On the proper right side:

No man or woman who tries to pursue an ideal
in his or her own way is without enemies.

The statue of Bates was unveiled in National Statuary Hall on May 8, 2024.

Artist

Benjamin Victor (1979- ) initially learned about art from his grandmother, an art professor. He first tried sculpting at Northern State University in South Dakota and fell in love with working in three dimensions. He won his first large commissions when he was still in college, including his first sculpture for the National Statuary Hall Collection. His other works in the U.S. Capitol are: Sarah Winnemucca (Nevada, 2005), Norman Borlaug (Iowa, 2014) and Chief Standing Bear (Nebraska, 2019). While these statues are all bronzes, he also carves marble and trained with a Florentine master stone carver.

Victor has received national and international recognition, including several awards from the National Sculpture Society. He is artist-in-residence and professor of the practice at Boise State University in Idaho.

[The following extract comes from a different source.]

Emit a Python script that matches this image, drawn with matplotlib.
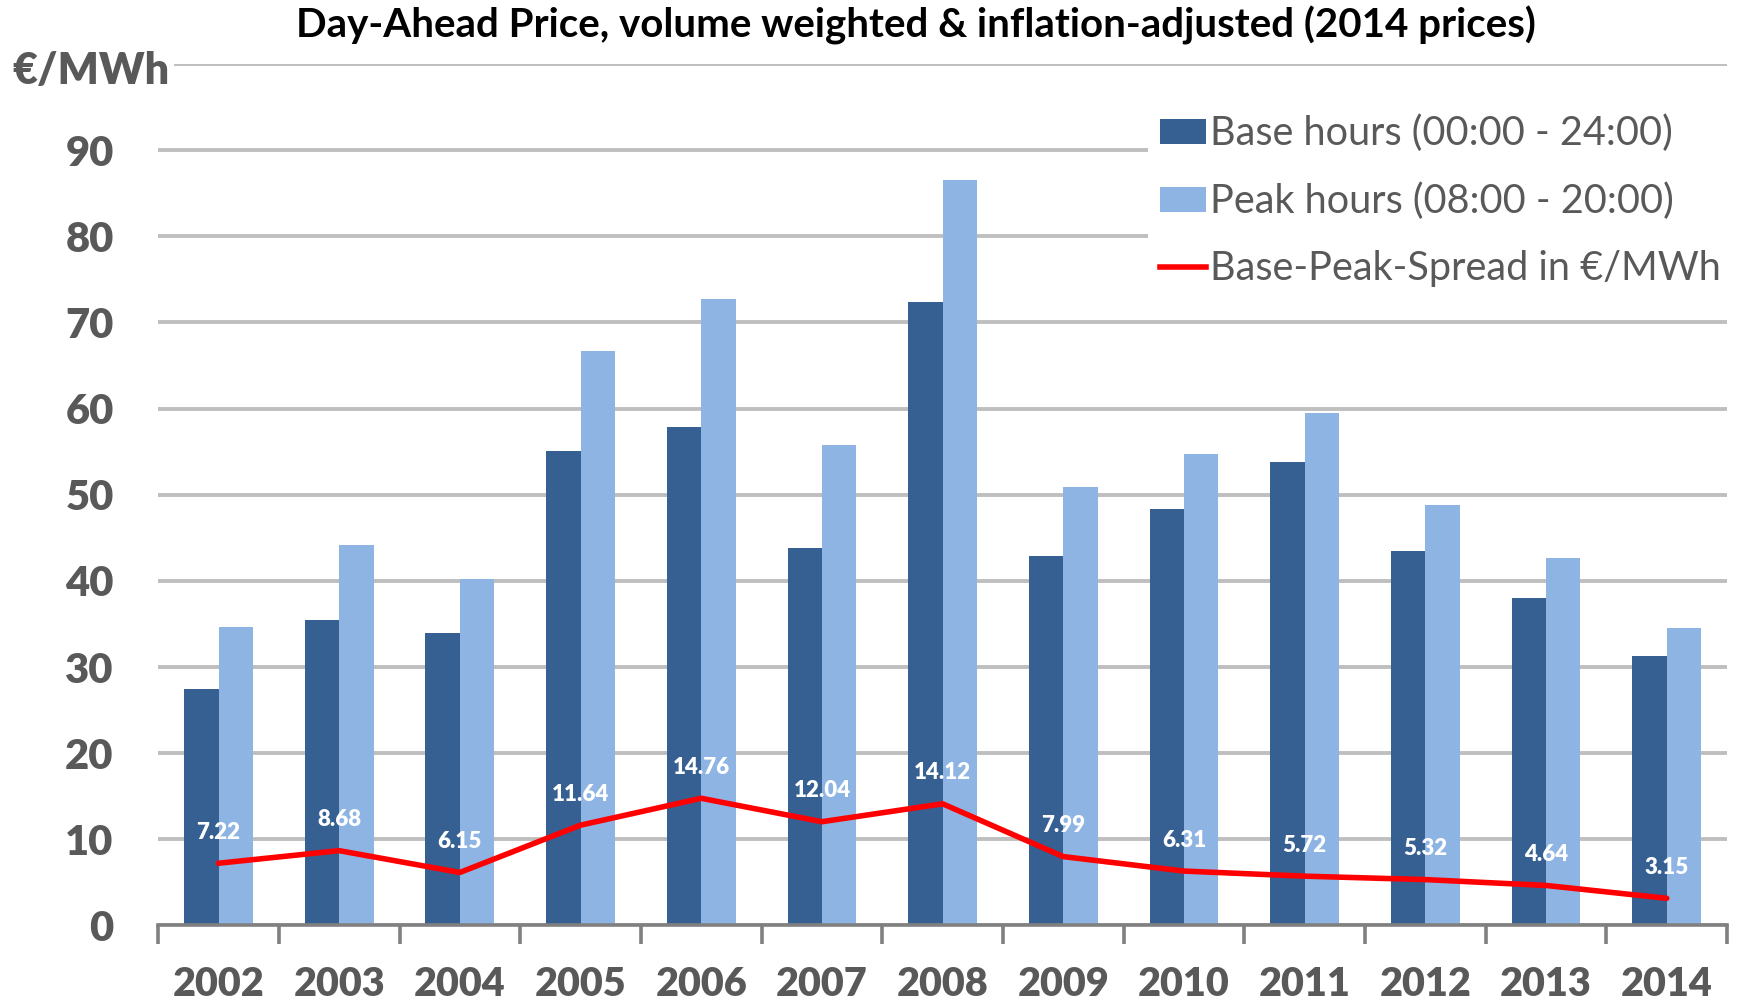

Victor also maintains a studio where he can carve marble and execute many of the elements in the bronze casting process.

Victor works in both abstract and figurative styles. Even when creating a portrait sculpture, he prefers a conceptual approach, focusing on the spirit of the person and the reason the portrait was commissioned. He edits and refines a sculpture at each step of the modeling process.

For this statue of Bates, Victor consulted photographs and written descriptions, as well as Bates's own writing. He also spoke with people who knew Bates and captured their memories of her in the finished work. Working from a scanned copy of the Arkansas State Press, he hand-carved the newspaper headlines.